Damage characterization of carbon/carbon laminates using neural network techniques on AE signals

Abstract

Carbon/Carbon (C/C) composites have a large number of microcracks in matrix-matrix or fiber-matrix regions resulting from the thermal processes during manufacturing. Although not harmful to the overall structural integrity, such a network of microcracks creates a noisy background from early load application which ‘covers’ the onset of critical failure mechanisms. Conventional AE analysis based on a sudden activity increase observed in the cumulative events versus load plot, or amplitude distribution histograms, provides limited information on this type of AE activity.
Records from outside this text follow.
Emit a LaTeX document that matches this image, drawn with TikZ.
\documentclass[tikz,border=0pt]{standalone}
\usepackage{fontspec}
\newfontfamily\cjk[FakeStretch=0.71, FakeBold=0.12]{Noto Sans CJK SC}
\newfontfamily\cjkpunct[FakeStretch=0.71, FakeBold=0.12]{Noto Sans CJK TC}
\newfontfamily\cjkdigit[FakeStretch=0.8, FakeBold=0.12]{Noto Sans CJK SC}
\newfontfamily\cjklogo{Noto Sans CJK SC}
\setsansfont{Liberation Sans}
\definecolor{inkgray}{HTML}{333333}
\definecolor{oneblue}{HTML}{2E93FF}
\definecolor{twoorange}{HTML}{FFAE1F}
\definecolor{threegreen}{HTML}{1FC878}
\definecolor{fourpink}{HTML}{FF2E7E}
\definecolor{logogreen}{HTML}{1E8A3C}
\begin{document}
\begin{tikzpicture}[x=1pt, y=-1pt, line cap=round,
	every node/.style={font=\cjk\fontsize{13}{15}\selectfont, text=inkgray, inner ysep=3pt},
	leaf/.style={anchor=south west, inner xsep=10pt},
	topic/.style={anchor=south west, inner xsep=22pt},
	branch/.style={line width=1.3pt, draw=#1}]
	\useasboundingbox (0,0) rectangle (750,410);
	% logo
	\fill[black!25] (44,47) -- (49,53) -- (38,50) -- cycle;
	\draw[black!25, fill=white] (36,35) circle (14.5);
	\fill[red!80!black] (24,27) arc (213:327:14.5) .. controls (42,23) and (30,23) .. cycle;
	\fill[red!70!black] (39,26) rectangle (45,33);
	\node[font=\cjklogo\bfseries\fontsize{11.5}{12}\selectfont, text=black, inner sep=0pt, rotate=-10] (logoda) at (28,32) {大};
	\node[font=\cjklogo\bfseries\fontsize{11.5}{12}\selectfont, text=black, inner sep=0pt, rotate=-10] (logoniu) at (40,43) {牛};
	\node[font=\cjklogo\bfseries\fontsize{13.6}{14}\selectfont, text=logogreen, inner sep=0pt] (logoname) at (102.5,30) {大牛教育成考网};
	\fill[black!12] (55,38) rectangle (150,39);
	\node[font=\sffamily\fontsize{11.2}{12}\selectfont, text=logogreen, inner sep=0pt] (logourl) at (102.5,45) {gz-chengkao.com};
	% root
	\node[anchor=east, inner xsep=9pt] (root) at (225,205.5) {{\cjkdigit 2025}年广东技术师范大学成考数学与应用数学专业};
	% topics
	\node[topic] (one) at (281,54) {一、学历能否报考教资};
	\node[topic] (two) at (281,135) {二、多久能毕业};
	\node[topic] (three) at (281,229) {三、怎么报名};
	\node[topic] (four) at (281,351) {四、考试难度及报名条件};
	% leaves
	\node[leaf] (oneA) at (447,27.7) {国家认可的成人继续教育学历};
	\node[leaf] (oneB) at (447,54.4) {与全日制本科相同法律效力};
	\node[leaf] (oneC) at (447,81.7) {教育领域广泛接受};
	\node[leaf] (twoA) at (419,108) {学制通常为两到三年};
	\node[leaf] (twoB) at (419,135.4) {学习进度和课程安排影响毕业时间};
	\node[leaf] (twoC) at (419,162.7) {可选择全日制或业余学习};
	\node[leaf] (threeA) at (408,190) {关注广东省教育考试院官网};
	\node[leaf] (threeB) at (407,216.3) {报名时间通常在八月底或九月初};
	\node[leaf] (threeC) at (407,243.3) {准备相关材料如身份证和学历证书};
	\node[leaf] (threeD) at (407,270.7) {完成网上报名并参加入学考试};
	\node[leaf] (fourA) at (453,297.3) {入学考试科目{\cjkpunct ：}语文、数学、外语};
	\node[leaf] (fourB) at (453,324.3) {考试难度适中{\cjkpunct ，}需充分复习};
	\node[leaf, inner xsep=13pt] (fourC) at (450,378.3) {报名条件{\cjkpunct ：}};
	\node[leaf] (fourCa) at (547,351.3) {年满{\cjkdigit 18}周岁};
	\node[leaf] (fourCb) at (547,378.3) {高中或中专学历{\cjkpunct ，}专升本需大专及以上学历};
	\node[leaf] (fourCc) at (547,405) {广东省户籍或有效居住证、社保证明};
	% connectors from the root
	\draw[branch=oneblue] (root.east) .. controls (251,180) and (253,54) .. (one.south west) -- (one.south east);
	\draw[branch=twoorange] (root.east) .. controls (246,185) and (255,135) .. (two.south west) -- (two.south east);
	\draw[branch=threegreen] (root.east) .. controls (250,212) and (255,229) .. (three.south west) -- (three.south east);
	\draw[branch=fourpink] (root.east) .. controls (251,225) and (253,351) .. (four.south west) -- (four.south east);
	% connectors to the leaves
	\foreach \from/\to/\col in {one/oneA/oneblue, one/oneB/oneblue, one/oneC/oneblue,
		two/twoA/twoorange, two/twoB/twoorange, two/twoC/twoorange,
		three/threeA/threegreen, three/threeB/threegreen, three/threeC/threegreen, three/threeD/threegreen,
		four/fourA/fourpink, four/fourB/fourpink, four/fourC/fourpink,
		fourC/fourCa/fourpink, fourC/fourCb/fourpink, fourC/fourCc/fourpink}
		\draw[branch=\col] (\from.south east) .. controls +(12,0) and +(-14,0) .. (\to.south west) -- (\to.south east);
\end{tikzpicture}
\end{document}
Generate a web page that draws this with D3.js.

Instead, multivariate techniques of unsupervised pattern recognition, taking into account a large number of AE signal descriptors, are proven useful for the clustering of similar AE events. AE results from a systematic fracture mechanics study of 2D woven C/C laminates are analyzed in this paper. Artificial Neural System (ANS) methods are employed for the clustering of similar AE signals, enabling a phenomenological correlation with the actual failure modes. The numerical procedure introduces a modified Learning Vector Quantization (LVQ) technique which was proved fast and suitable for the type of AE data emitted by composites. Fractographic evidence from failed tensile coupons corroborates the predictions of the numerical method in recognizing different failure mechanisms. Cumulative event charts of the various classes versus load demonstrate the criticality of each class on final coupon failure, and may lead to the definition of reliable criteria for the evaluation of remaining strength or life.